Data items
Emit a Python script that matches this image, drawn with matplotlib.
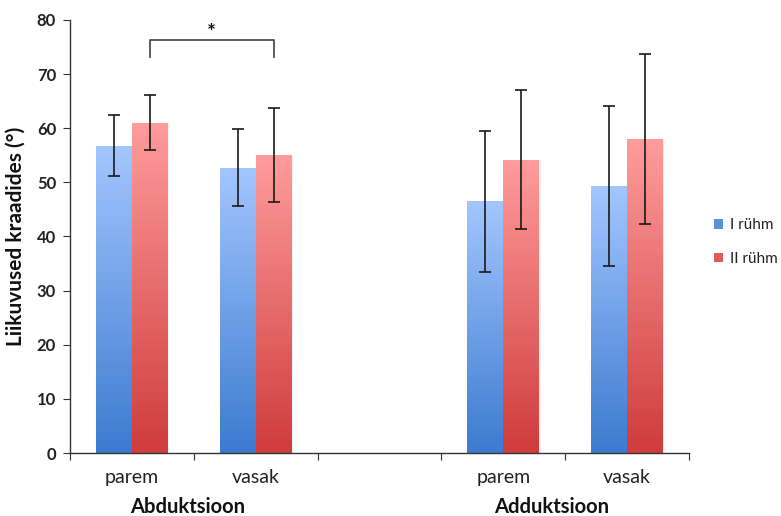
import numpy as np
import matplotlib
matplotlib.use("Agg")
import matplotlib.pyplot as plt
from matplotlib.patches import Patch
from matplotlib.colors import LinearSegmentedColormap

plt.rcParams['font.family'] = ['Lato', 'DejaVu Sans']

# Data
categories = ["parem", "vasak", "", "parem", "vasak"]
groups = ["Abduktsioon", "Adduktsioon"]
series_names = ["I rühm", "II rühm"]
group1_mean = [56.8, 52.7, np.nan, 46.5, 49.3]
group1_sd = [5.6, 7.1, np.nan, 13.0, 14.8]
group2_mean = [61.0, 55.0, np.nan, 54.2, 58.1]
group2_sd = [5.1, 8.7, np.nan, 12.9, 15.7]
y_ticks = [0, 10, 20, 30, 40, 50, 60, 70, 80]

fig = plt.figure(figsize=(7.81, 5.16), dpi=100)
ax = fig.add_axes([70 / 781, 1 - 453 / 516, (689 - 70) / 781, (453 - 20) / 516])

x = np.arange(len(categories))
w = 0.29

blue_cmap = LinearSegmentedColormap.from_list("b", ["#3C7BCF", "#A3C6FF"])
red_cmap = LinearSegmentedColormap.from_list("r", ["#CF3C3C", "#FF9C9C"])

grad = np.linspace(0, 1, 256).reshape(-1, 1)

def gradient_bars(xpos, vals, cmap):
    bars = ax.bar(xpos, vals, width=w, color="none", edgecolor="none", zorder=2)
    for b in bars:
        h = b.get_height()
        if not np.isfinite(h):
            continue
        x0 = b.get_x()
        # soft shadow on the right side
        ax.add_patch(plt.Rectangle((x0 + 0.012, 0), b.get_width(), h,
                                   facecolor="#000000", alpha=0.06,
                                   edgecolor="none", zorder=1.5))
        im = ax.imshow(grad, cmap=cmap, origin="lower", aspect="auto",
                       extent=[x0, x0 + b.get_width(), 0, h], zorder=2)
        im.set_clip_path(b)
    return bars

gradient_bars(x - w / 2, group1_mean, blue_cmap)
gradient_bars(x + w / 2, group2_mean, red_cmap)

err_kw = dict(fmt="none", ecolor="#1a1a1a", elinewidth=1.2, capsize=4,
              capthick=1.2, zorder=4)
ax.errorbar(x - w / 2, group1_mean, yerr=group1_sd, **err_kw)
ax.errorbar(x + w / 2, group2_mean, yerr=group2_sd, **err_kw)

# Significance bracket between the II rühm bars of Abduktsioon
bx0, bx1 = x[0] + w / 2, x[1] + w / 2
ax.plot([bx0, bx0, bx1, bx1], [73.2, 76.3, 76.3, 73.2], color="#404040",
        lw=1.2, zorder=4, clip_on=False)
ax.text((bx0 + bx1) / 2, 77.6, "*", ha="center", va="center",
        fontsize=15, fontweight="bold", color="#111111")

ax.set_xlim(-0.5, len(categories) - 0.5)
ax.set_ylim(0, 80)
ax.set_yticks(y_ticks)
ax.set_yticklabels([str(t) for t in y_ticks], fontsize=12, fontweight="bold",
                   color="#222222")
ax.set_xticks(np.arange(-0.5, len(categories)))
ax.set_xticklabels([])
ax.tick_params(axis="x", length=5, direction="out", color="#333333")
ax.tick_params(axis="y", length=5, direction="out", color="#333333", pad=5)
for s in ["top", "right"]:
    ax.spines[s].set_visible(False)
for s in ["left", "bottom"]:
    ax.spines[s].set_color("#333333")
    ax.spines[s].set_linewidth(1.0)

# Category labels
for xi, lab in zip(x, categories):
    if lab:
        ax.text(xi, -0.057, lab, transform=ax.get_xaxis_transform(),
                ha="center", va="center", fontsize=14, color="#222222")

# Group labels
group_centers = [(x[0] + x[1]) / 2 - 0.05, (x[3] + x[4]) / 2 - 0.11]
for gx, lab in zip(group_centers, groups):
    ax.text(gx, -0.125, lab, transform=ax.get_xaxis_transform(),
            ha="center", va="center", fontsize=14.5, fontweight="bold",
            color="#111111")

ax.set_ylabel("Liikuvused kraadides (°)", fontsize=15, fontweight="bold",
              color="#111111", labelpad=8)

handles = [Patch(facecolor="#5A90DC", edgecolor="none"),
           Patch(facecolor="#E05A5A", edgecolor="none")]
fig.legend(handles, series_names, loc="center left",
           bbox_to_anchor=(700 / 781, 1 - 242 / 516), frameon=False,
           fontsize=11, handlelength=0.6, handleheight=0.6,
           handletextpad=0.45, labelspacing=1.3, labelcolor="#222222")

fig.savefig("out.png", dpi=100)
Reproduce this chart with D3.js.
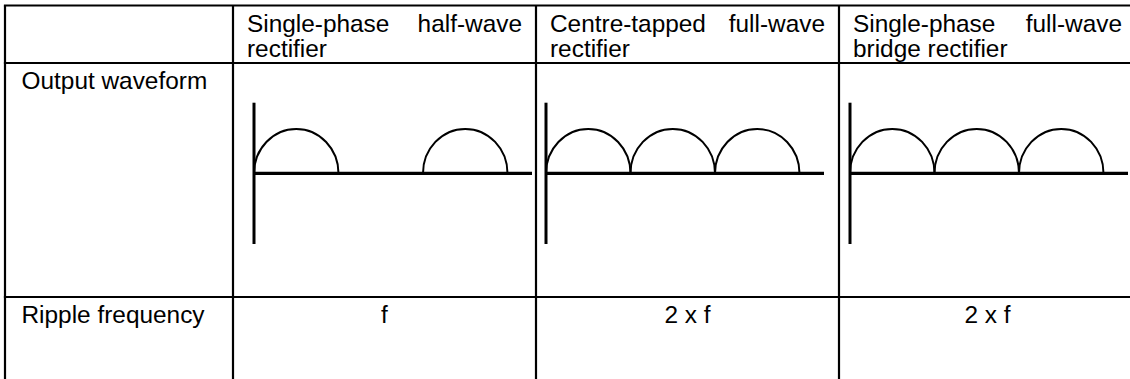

▶ **Instruction**
Output all of the records exactly as they appear above, but not the pictures.

▶ **Expected answer**
Emit a Python script that matches this image, drawn with matplotlib.
import numpy as np
import matplotlib
matplotlib.use("Agg")
import matplotlib.pyplot as plt
from matplotlib.patches import Patch
from matplotlib.colors import LinearSegmentedColormap

plt.rcParams['font.family'] = ['Lato', 'DejaVu Sans']

# Data
categories = ["parem", "vasak", "", "parem", "vasak"]
groups = ["Abduktsioon", "Adduktsioon"]
series_names = ["I rühm", "II rühm"]
group1_mean = [56.8, 52.7, np.nan, 46.5, 49.3]
group1_sd = [5.6, 7.1, np.nan, 13.0, 14.8]
group2_mean = [61.0, 55.0, np.nan, 54.2, 58.1]
group2_sd = [5.1, 8.7, np.nan, 12.9, 15.7]
y_ticks = [0, 10, 20, 30, 40, 50, 60, 70, 80]

fig = plt.figure(figsize=(7.81, 5.16), dpi=100)
ax = fig.add_axes([70 / 781, 1 - 453 / 516, (689 - 70) / 781, (453 - 20) / 516])

x = np.arange(len(categories))
w = 0.29

blue_cmap = LinearSegmentedColormap.from_list("b", ["#3C7BCF", "#A3C6FF"])
red_cmap = LinearSegmentedColormap.from_list("r", ["#CF3C3C", "#FF9C9C"])

grad = np.linspace(0, 1, 256).reshape(-1, 1)

def gradient_bars(xpos, vals, cmap):
    bars = ax.bar(xpos, vals, width=w, color="none", edgecolor="none", zorder=2)
    for b in bars:
        h = b.get_height()
        if not np.isfinite(h):
            continue
        x0 = b.get_x()
        # soft shadow on the right side
        ax.add_patch(plt.Rectangle((x0 + 0.012, 0), b.get_width(), h,
                                   facecolor="#000000", alpha=0.06,
                                   edgecolor="none", zorder=1.5))
        im = ax.imshow(grad, cmap=cmap, origin="lower", aspect="auto",
                       extent=[x0, x0 + b.get_width(), 0, h], zorder=2)
        im.set_clip_path(b)
    return bars

gradient_bars(x - w / 2, group1_mean, blue_cmap)
gradient_bars(x + w / 2, group2_mean, red_cmap)

err_kw = dict(fmt="none", ecolor="#1a1a1a", elinewidth=1.2, capsize=4,
              capthick=1.2, zorder=4)
ax.errorbar(x - w / 2, group1_mean, yerr=group1_sd, **err_kw)
ax.errorbar(x + w / 2, group2_mean, yerr=group2_sd, **err_kw)

# Significance bracket between the II rühm bars of Abduktsioon
bx0, bx1 = x[0] + w / 2, x[1] + w / 2
ax.plot([bx0, bx0, bx1, bx1], [73.2, 76.3, 76.3, 73.2], color="#404040",
        lw=1.2, zorder=4, clip_on=False)
ax.text((bx0 + bx1) / 2, 77.6, "*", ha="center", va="center",
        fontsize=15, fontweight="bold", color="#111111")

ax.set_xlim(-0.5, len(categories) - 0.5)
ax.set_ylim(0, 80)
ax.set_yticks(y_ticks)
ax.set_yticklabels([str(t) for t in y_ticks], fontsize=12, fontweight="bold",
                   color="#222222")
ax.set_xticks(np.arange(-0.5, len(categories)))
ax.set_xticklabels([])
ax.tick_params(axis="x", length=5, direction="out", color="#333333")
ax.tick_params(axis="y", length=5, direction="out", color="#333333", pad=5)
for s in ["top", "right"]:
    ax.spines[s].set_visible(False)
for s in ["left", "bottom"]:
    ax.spines[s].set_color("#333333")
    ax.spines[s].set_linewidth(1.0)

# Category labels
for xi, lab in zip(x, categories):
    if lab:
        ax.text(xi, -0.057, lab, transform=ax.get_xaxis_transform(),
                ha="center", va="center", fontsize=14, color="#222222")

# Group labels
group_centers = [(x[0] + x[1]) / 2 - 0.05, (x[3] + x[4]) / 2 - 0.11]
for gx, lab in zip(group_centers, groups):
    ax.text(gx, -0.125, lab, transform=ax.get_xaxis_transform(),
            ha="center", va="center", fontsize=14.5, fontweight="bold",
            color="#111111")

ax.set_ylabel("Liikuvused kraadides (°)", fontsize=15, fontweight="bold",
              color="#111111", labelpad=8)

handles = [Patch(facecolor="#5A90DC", edgecolor="none"),
           Patch(facecolor="#E05A5A", edgecolor="none")]
fig.legend(handles, series_names, loc="center left",
           bbox_to_anchor=(700 / 781, 1 - 242 / 516), frameon=False,
           fontsize=11, handlelength=0.6, handleheight=0.6,
           handletextpad=0.45, labelspacing=1.3, labelcolor="#222222")

fig.savefig("out.png", dpi=100)
Reproduce this chart with D3.js.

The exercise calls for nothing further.